I'll have to get a pic from one of the lads - but what a heart warming sight: For an hour and a half on Wed evening, the youth group 'made boxes' for me. 41 they produced I think - and it turned out to be EXACTLY the number I was lacking. A good story... I feel.

Of no fixed abode

What a journey is has been, preparing for my first solo show. I hardly know where to begin. I didn't want to put pics up etc before the exhibition opened because it's easy to become de-sensitized i think but the counter side of that is that now there is a lot to tell.



First, here is the press release from the exhibition.



For most of us our notions of home are of the secure, fixed sanctuary that acts as the base for our everyday lives, both physically and emotionally. We often have a clear image of its function, which extends to its construction: the memorable intricacies and peculiar facts about the physical building. Do we take home for granted? What if it wasn’t so permanent?

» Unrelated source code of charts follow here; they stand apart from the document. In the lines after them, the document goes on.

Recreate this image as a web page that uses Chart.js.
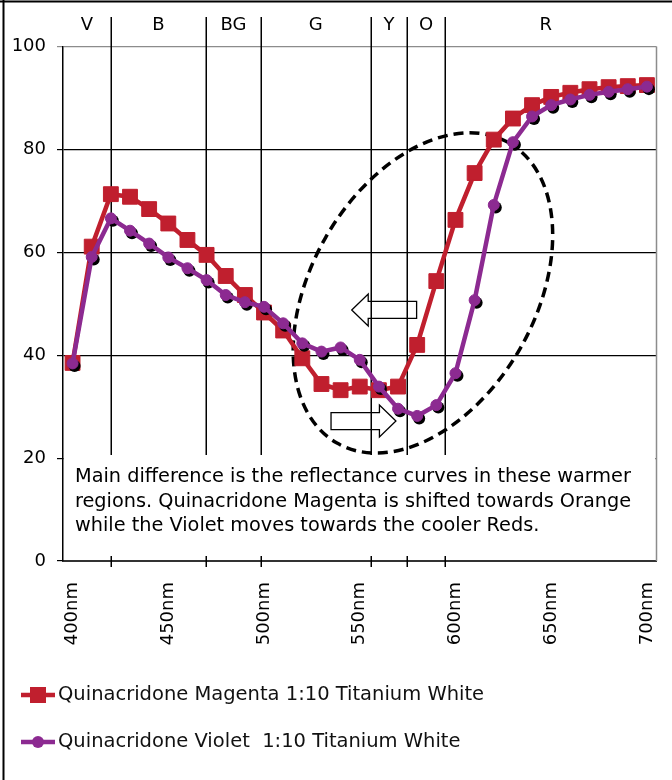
<!DOCTYPE html>
<html>
<head>
<meta charset="utf-8">
<style>
  html, body { margin: 0; padding: 0; background: #ffffff; }
  #wrap { position: relative; width: 672px; height: 780px; }
</style>
<script src="https://cdn.jsdelivr.net/npm/chart.js@4/dist/chart.umd.min.js"></script>
</head>
<body>
<div id="wrap"><canvas id="spectrum" width="672" height="780"></canvas></div>
<script>
// Reflectance (%) measured every 10 nm, 400–700 nm
const wavelengths = [400, 410, 420, 430, 440, 450, 460, 470, 480, 490, 500,
  510, 520, 530, 540, 550, 560, 570, 580, 590, 600,
  610, 620, 630, 640, 650, 660, 670, 680, 690, 700];
const magentaReflectance = [38.5, 61.1, 71.3, 70.8, 68.4, 65.6, 62.4, 59.5, 55.4, 51.7, 48.3,
  44.8, 39.4, 34.4, 33.2, 33.9, 33.2, 33.9, 42.0, 54.4, 66.3,
  75.4, 81.9, 86.0, 88.6, 90.2, 91.0, 91.7, 92.1, 92.3, 92.5];
const violetReflectance = [38.4, 59.1, 66.6, 64.2, 61.7, 59.0, 56.9, 54.6, 51.7, 50.3, 49.4,
  46.2, 42.3, 40.7, 41.5, 39.1, 33.9, 29.6, 28.2, 30.3, 36.5,
  50.7, 69.2, 81.4, 86.4, 88.6, 89.7, 90.6, 91.2, 91.7, 92.2];
const seriesNames = ['Quinacridone Magenta 1:10 Titanium White', 'Quinacridone Violet  1:10 Titanium White'];

// Axis ticks
const xTickValues = [400, 450, 500, 550, 600, 650, 700];
const yTickValues = [0, 20, 40, 60, 80, 100];

// Colour bands of the visible spectrum (boundaries in nm)
const bandNames = ['V', 'B', 'BG', 'G', 'Y', 'O', 'R'];
const bandEdges = [420, 469.7, 498.4, 555.7, 574.8, 594.4];

const noteLines = [
  'Main difference is the reflectance curves in these warmer',
  'regions. Quinacridone Magenta is shifted towards Orange',
  'while the Violet moves towards the cooler Reds.'
];

const FONT = "'DejaVu Sans', Verdana, sans-serif";
const MAGENTA = '#c01f2e';
const VIOLET = '#8c2a91';

// highlighted region (centre in data units, radii in px)
const highlight = { nm: 583, value: 52.1, rx: 173, ry: 112, angle: -60.2 };
// shift arrows: tail nm, tip nm, level %
const shiftLeft = { from: 579.7, to: 545.8, value: 48.8 };
const shiftRight = { from: 535.0, to: 568.9, value: 27.2 };

function drawArrow(ctx, x0, x1, yc) {
  const dir = Math.sign(x1 - x0);
  const headLen = 16.5, headHalf = 16, bodyHalf = 8.5;
  const xb = x1 - dir * headLen;
  ctx.beginPath();
  ctx.moveTo(x0, yc - bodyHalf);
  ctx.lineTo(xb, yc - bodyHalf);
  ctx.lineTo(xb, yc - headHalf);
  ctx.lineTo(x1, yc);
  ctx.lineTo(xb, yc + headHalf);
  ctx.lineTo(xb, yc + bodyHalf);
  ctx.lineTo(x0, yc + bodyHalf);
  ctx.closePath();
  ctx.fillStyle = '#ffffff';
  ctx.fill();
  ctx.lineWidth = 1.3;
  ctx.strokeStyle = '#000000';
  ctx.stroke();
}

const decor = {
  id: 'decor',
  beforeDatasetsDraw(chart) {
    const { ctx, chartArea: ca, scales: { x, y } } = chart;
    const boxTop = y.getPixelForValue(20) - 3;
    ctx.save();
    // note panel
    ctx.fillStyle = '#ffffff';
    ctx.fillRect(ca.left + 1, boxTop, ca.right - ca.left - 2, ca.bottom - boxTop - 1.5);
    // right edge of plot
    ctx.strokeStyle = '#8c8c8c';
    ctx.lineWidth = 1.5;
    ctx.beginPath();
    ctx.moveTo(ca.right, ca.top);
    ctx.lineTo(ca.right, ca.bottom);
    ctx.stroke();
    // arrows
    drawArrow(ctx, x.getPixelForValue(shiftLeft.from), x.getPixelForValue(shiftLeft.to), y.getPixelForValue(shiftLeft.value));
    drawArrow(ctx, x.getPixelForValue(shiftRight.from), x.getPixelForValue(shiftRight.to), y.getPixelForValue(shiftRight.value));
    // band boundaries
    ctx.strokeStyle = '#000000';
    ctx.lineWidth = 1.5;
    bandEdges.forEach(nm => {
      const px = Math.round(x.getPixelForValue(nm)) + 0.25;
      ctx.beginPath();
      ctx.moveTo(px, 17);
      ctx.lineTo(px, boxTop);
      ctx.moveTo(px, ca.bottom - 5);
      ctx.lineTo(px, ca.bottom + 6);
      ctx.stroke();
    });
    // dashed highlight ellipse
    ctx.setLineDash([10, 6]);
    ctx.lineWidth = 3.5;
    ctx.beginPath();
    ctx.ellipse(x.getPixelForValue(highlight.nm), y.getPixelForValue(highlight.value),
      highlight.rx, highlight.ry, highlight.angle * Math.PI / 180, 0, Math.PI * 2);
    ctx.stroke();
    ctx.restore();
  },
  beforeDatasetDraw(chart, args) {
    // drop shadow under the violet markers
    if (chart.data.datasets[args.index].label !== seriesNames[1]) return;
    const ctx = chart.ctx;
    ctx.save();
    ctx.fillStyle = '#000000';
    args.meta.data.forEach(pt => {
      ctx.beginPath();
      ctx.arc(pt.x + 2, pt.y + 2.5, 6, 0, Math.PI * 2);
      ctx.fill();
    });
    ctx.restore();
  },
  afterDraw(chart) {
    const { ctx, chartArea: ca, scales: { x, y } } = chart;
    ctx.save();
    // band names
    ctx.fillStyle = '#000000';
    ctx.font = '18px ' + FONT;
    ctx.textAlign = 'center';
    ctx.textBaseline = 'middle';
    const edges = [x.min, ...bandEdges, 700];
    bandNames.forEach((name, i) => {
      const cx = (x.getPixelForValue(edges[i]) + x.getPixelForValue(edges[i + 1])) / 2;
      ctx.fillText(name, cx, 25);
    });
    // note
    ctx.font = '19.3px ' + FONT;
    ctx.textAlign = 'left';
    ctx.textBaseline = 'alphabetic';
    noteLines.forEach((line, i) => ctx.fillText(line, ca.left + 12, 482 + i * 24.5));
    // legend
    const rows = [
      { name: seriesNames[0], color: MAGENTA, style: 'rect', yc: 695 },
      { name: seriesNames[1], color: VIOLET, style: 'circle', yc: 742 }
    ];
    rows.forEach(r => {
      ctx.strokeStyle = r.color;
      ctx.fillStyle = r.color;
      ctx.lineWidth = 4.5;
      ctx.beginPath();
      ctx.moveTo(21, r.yc);
      ctx.lineTo(55, r.yc);
      ctx.stroke();
      ctx.beginPath();
      if (r.style === 'rect') ctx.rect(30, r.yc - 8, 16, 16);
      else ctx.arc(38, r.yc, 6, 0, Math.PI * 2);
      ctx.fill();
      ctx.fillStyle = '#111111';
      ctx.font = '19.5px ' + FONT;
      ctx.textBaseline = 'middle';
      ctx.fillText(r.name, 58, r.yc);
    });
    // frame
    ctx.strokeStyle = '#000000';
    ctx.lineWidth = 2;
    ctx.beginPath();
    ctx.moveTo(0, 1.5);
    ctx.lineTo(672, 1.5);
    ctx.moveTo(3.5, 0);
    ctx.lineTo(3.5, 780);
    ctx.stroke();
    ctx.restore();
  }
};

new Chart(document.getElementById('spectrum'), {
  type: 'line',
  data: {
    datasets: [
      {
        label: seriesNames[0],
        data: wavelengths.map((w, i) => ({ x: w, y: magentaReflectance[i] })),
        borderColor: MAGENTA,
        backgroundColor: MAGENTA,
        borderWidth: 4.5,
        pointStyle: 'rect',
        pointRadius: 10.5,
        pointBorderWidth: 1,
        pointBorderColor: MAGENTA,
        pointBackgroundColor: MAGENTA,
        tension: 0,
        order: 1
      },
      {
        label: seriesNames[1],
        data: wavelengths.map((w, i) => ({ x: w, y: violetReflectance[i] })),
        borderColor: VIOLET,
        backgroundColor: VIOLET,
        borderWidth: 4.5,
        pointStyle: 'circle',
        pointRadius: 5.5,
        pointBorderWidth: 1,
        pointBorderColor: VIOLET,
        pointBackgroundColor: VIOLET,
        tension: 0,
        order: 0
      }
    ]
  },
  options: {
    responsive: false,
    devicePixelRatio: 1,
    animation: false,
    events: [],
    layout: { padding: { left: 3, top: 46.5, right: 15.5, bottom: 134 } },
    plugins: { legend: { display: false }, tooltip: { enabled: false }, title: { display: false } },
    scales: {
      x: {
        type: 'linear',
        min: 395,
        max: 705,
        afterBuildTicks: s => { s.ticks = xTickValues.map(v => ({ value: v })); },
        afterFit: s => { s.height = 85; s.paddingLeft = 0; s.paddingRight = 0; },
        ticks: {
          minRotation: 90, maxRotation: 90, autoSkip: false,
          padding: 13,
          color: '#000000',
          font: { family: FONT, size: 18 },
          callback: v => v + 'nm'
        },
        grid: { display: false },
        border: { display: true, color: '#333333', width: 2 }
      },
      y: {
        min: 0,
        max: 100,
        afterBuildTicks: s => { s.ticks = yTickValues.map(v => ({ value: v })); },
        afterFit: s => { s.width = 60; s.paddingTop = 0; s.paddingBottom = 0; },
        ticks: { padding: 11, color: '#000000', font: { family: FONT, size: 18 } },
        grid: {
          color: c => (c.tick && c.tick.value === 100 ? '#8c8c8c' : '#000000'),
          lineWidth: 1.2,
          tickLength: 6
        },
        border: { display: true, color: '#000000', width: 1.5 }
      }
    }
  },
  plugins: [decor]
});
</script>
</body>
</html>
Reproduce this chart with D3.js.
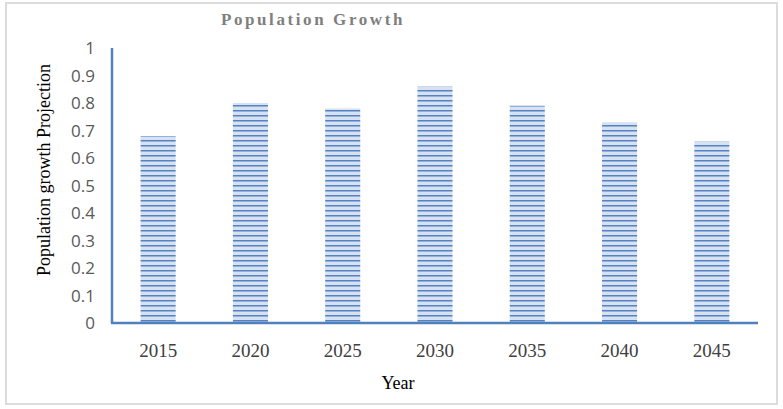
<!DOCTYPE html>
<html>
<head>
<meta charset="utf-8">
<script src="https://cdn.jsdelivr.net/npm/d3@7"></script>
<style>
  body { margin: 0; background: #fff; }
</style>
</head>
<body>
<div class="canvas"></div>
<script>
const years = ['2015', '2020', '2025', '2030', '2035', '2040', '2045'];
const growth = [0.68, 0.80, 0.78, 0.86, 0.79, 0.73, 0.66];
const yTicks = [0, 0.1, 0.2, 0.3, 0.4, 0.5, 0.6, 0.7, 0.8, 0.9, 1];

const dims = { width: 783, height: 409 };
const plot = { left: 112, right: 758, top: 48, bottom: 323 };

const svg = d3.select('.canvas')
  .append('svg')
  .attr('width', dims.width)
  .attr('height', dims.height);

// striped fill for the bars
const pat = svg.append('defs').append('pattern')
  .attr('id', 'stripes')
  .attr('patternUnits', 'userSpaceOnUse')
  .attr('width', 8)
  .attr('height', 5);
pat.append('rect').attr('width', 8).attr('height', 5).attr('fill', '#d6e1f1');
pat.append('rect').attr('y', 0).attr('width', 8).attr('height', 1.5).attr('fill', '#5582c2');

// outer frame
svg.append('rect')
  .attr('x', 6).attr('y', 3)
  .attr('width', 771).attr('height', 401)
  .attr('fill', 'none')
  .attr('stroke', '#dcdcdc')
  .attr('stroke-width', 2);

const x = d3.scaleBand()
  .domain(years)
  .range([plot.left, plot.right])
  .paddingInner(0.62)
  .paddingOuter(0.31);

const y = d3.scaleLinear()
  .domain([0, 1])
  .range([plot.bottom, plot.top]);

svg.append('g')
  .selectAll('rect')
  .data(growth)
  .enter()
  .append('rect')
    .attr('x', (d, i) => x(years[i]))
    .attr('y', d => y(d))
    .attr('width', x.bandwidth())
    .attr('height', d => y(0) - y(d))
    .attr('fill', 'url(#stripes)');

// axes lines
svg.append('line')
  .attr('x1', plot.left).attr('x2', plot.left)
  .attr('y1', plot.top).attr('y2', plot.bottom)
  .attr('stroke', '#4f81bd').attr('stroke-width', 2.5);
svg.append('line')
  .attr('x1', plot.left - 1).attr('x2', plot.right)
  .attr('y1', plot.bottom).attr('y2', plot.bottom)
  .attr('stroke', '#4f81bd').attr('stroke-width', 2.5);

// y tick labels
svg.append('g')
  .selectAll('text')
  .data(yTicks)
  .enter()
  .append('text')
    .attr('x', 95)
    .attr('y', d => y(d) + 6)
    .attr('text-anchor', 'end')
    .attr('font-family', 'Open Sans, sans-serif')
    .attr('font-size', 17)
    .attr('fill', '#595959')
    .text(d => d);

// x tick labels
svg.append('g')
  .selectAll('text')
  .data(years)
  .enter()
  .append('text')
    .attr('x', d => x(d) + x.bandwidth() / 2)
    .attr('y', 357)
    .attr('text-anchor', 'middle')
    .attr('font-family', 'Liberation Serif, serif')
    .attr('font-size', 19)
    .attr('fill', '#404040')
    .text(d => d);

svg.append('text')
  .attr('x', 313).attr('y', 25)
  .attr('text-anchor', 'middle')
  .attr('font-family', 'Liberation Serif, serif')
  .attr('font-size', 17)
  .attr('font-weight', 'bold')
  .attr('letter-spacing', 2.6)
  .attr('fill', '#7f7f7f')
  .text('Population Growth');

svg.append('text')
  .attr('x', 398).attr('y', 389)
  .attr('text-anchor', 'middle')
  .attr('font-family', 'Liberation Serif, serif')
  .attr('font-size', 18)
  .attr('fill', '#000')
  .text('Year');

svg.append('text')
  .attr('transform', 'translate(50, 170) rotate(-90)')
  .attr('text-anchor', 'middle')
  .attr('font-family', 'Liberation Serif, serif')
  .attr('font-size', 18)
  .attr('fill', '#000')
  .text('Population growth Projection');
</script>
</body>
</html>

‘Of no fixed abode’ presents a selection of work by artist Fiona Hughes, who has been artist-in-residence at the Royal Masonic School for Girls, Rickmansworth. With that coming to an end in August, this exhibition acts as a conclusion to her two year working residency. Rather than each work existing independently, ‘Of no fixed abode’ shows them working together as an exchange of ideas or shades of the same story. Divided into three areas, the first and largest greets us with a line of tiny wax bricks. Hollow and individually handmade, each brick is fragile and susceptible. They draw a fragmented landscape (we only see parts of buildings, nothing complete or whole) that is so familiar it could be anywhere but in that skyline. The lines echo those of the sketches of abandoned buildings, drawn with tape. Cardboard castings of bricks build the corner of an unseen room, and castings of the inside of boxes themselves lay out the beginnings of a floor plan of another. Perhaps the most dominating aspect to the room is the facade of a brown paper boxes. Here, Hughes has constructed an adult-sized Wendy house within the gallery from the same materials that we pack up our homes into when the time comes to move on. The empty, simplified boxes of different shapes and sizes become the very bricks that build the notional stability of the home. But instead of being comforting and secure, the walls feel strangely oppressive and at the same time temporary. In the last space sits a series of houses, partly constructed/destroyed. One fits within the next, describing a sequence of homes, each built upon the previous.

Hughes’ life has been a series of moves. Although born in the UK, at six weeks old her family flew back to Indonesia where her parents had been up until the birth. Her biography traces frequent moves between villages and towns, between Indonesia and the UK. Significantly at the age of 13 her family were evacuated from their town due to an outbreak of war; their then home was burnt down in the fighting. Now living and working in the UK, Hughes has been deeply influenced by her unconventional ideas about home. For her the experience of home has usually been temporary, a times constantly living out of boxes, where the boxes become more of at home than the building that they are in.

Tim Stock, 2010

Sunday, 13 June 2010

Bath - Here today gone tomorrow




Here is an image of my work in exhibition Here Today Gone Tomorrow as part of Bath's Fringe Art festival. The exhibition was dismantled today and tomorrow I'm getting a train to Bath to collect the work.

I was really pleased with the exhibition - full of really interesting work.

An artwork by Michael Coombe stood out to me... I'm going to follow up getting in touch with him.